Potential demographic biases and performance in demographic subgroups:

We agree that characterizing demographic biases are essential for health applications. The Apple Heart and Movement Study has its own limitation and biases (Truslow et al. 2024), for example, the dataset is more biased towards a younger male population. However, given the large scale of this study compared to other studies, our models are still trained and evaluated on a large cohort including participants from diverse demographics. In the camera ready version of the paper, we will include distributions of demographics statistics from our pre-training data.

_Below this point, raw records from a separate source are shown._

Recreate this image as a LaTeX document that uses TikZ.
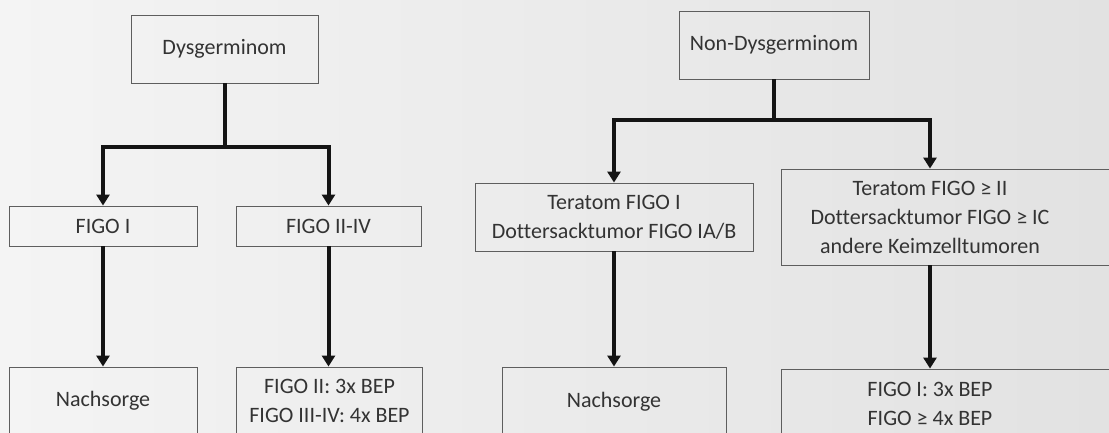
\documentclass[tikz,border=0pt]{standalone}
\usepackage{fontspec}
\setmainfont{Carlito}[Ligatures={NoCommon}]
\usetikzlibrary{arrows.meta}
\definecolor{bgleft}{HTML}{F4F4F4}
\definecolor{bgright}{HTML}{E2E2E2}
\definecolor{frame}{HTML}{5E5E5E}
\definecolor{ink}{HTML}{333333}
\begin{document}
\begin{tikzpicture}[x=1pt,y=-1pt,
  box/.style={draw=frame, line width=0.9pt, text=ink, align=center, inner sep=0pt,
              font=\fontsize{22}{29}\selectfont},
  label/.style={text=ink, align=center, inner sep=0pt, font=\fontsize{22}{29}\selectfont},
  link/.style={line width=4pt, draw=black!92, line join=miter},
  arr/.style={link, -{Triangle[width=13pt,length=11pt]}}]
\useasboundingbox (0,0) rectangle (1109,432);
\clip (0,0) rectangle (1109,432);
\shade[left color=bgleft, right color=bgright] (0,0) rectangle (1109,432);

% left tree
\node[box, minimum width=187pt, minimum height=68pt] (dys) at (224.5,49) {Dysgerminom};
\node[box, minimum width=188pt, minimum height=40pt] (figoA) at (103,226) {FIGO I};
\node[box, minimum width=185pt, minimum height=40pt] (figoB) at (328.5,226) {FIGO II-IV};
\node[box, minimum width=188pt, minimum height=67pt] (nachA) at (103,400.5) {Nachsorge};
\node[box, minimum width=186pt, minimum height=68pt] (bepA) at (329.5,401) {FIGO II: 3x BEP\\FIGO III-IV: 4x BEP};

\path (dys.south) ++(0,64) coordinate (jA);
\draw[link] (dys.south) -- (jA);
\draw[arr] (jA) -| (figoA.north);
\draw[arr] (jA) -| (figoB.north);
\draw[arr] (figoA.south) -- (nachA.north);
\draw[arr] (figoB.south) -- (figoB.south |- bepA.north);

% right tree
\node[box, minimum width=190pt, minimum height=68pt] (nondys) at (774,45) {Non-Dysgerminom};
\node[box, minimum width=278pt, minimum height=68pt] (terA) at (614,217) {Teratom FIGO I\\Dottersacktumor FIGO IA/B};
\node[box, minimum width=340pt, minimum height=96pt] (terB) at (951,217) {};
\node[label] (terBtext) at (930,217) {Teratom FIGO ≥ II\\Dottersacktumor FIGO ≥ IC\\andere Keimzelltumoren};
\node[box, minimum width=224pt, minimum height=70pt] (nachB) at (614,402) {Nachsorge};
\node[box, minimum width=340pt, minimum height=70pt] (bepB) at (951,404) {};
\node[label] (bepBtext) at (930,404) {FIGO I: 3x BEP\\FIGO ≥ 4x BEP};

\path (nondys.south) ++(0,41) coordinate (jB);
\draw[link] (nondys.south) -- (jB);
\draw[arr] (jB) -| (terA.north);
\draw[arr] (jB) -| (terBtext |- terB.north);
\draw[arr] (terA.south) -- (nachB.north);
\draw[arr] (terBtext |- terB.south) -- (terBtext |- bepB.north);
\end{tikzpicture}
\end{document}
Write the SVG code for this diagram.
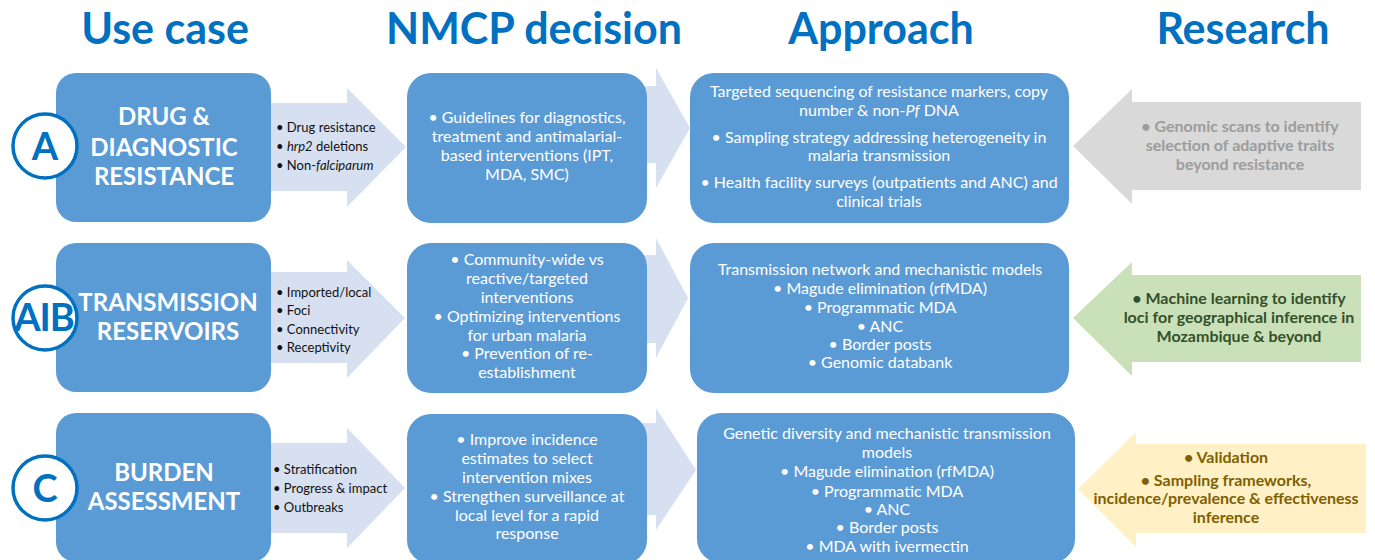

We will also add to the appendix the performance of our models within demographic subgroups on a representative subset of the full set of tasks considered, focusing on tasks where the combination of WBM+PPG performs best. Specifically, we will show demographic subgroup performance on a representative set of targets: heart failure, active smoker, and calcium-channel blocker baseline tasks, as well as on the pregnancy and infection tasks. We will add some discussion around potential fairness concerns and demographic biases to the camera ready version of the paper, noting that a complete fairness investigation into our final models was out of scope for this work.

最终决定

The paper has received Accept, Strong Accept, Accept, Accept. All reviewers have praised the paper and its contributions. While some claims required softening, and limitations around demographic conditioning and generalizability were acknowledged, the discussion phase successfully led to a consensus. Some reviewers raised concerns, both in their discussions with the authors and with each other/AC, regarding the dataset, particularly its potential demographic biases. A key point of concern was the lack of public availability of the dataset and the absence of released code or model weights. Open source of the model weights and at least a subset of the dataset is highly required. Based on the strengths of the work, I suggest for the paper to be accepted, but urge the authors to find a long-term sustainable solution for this problem.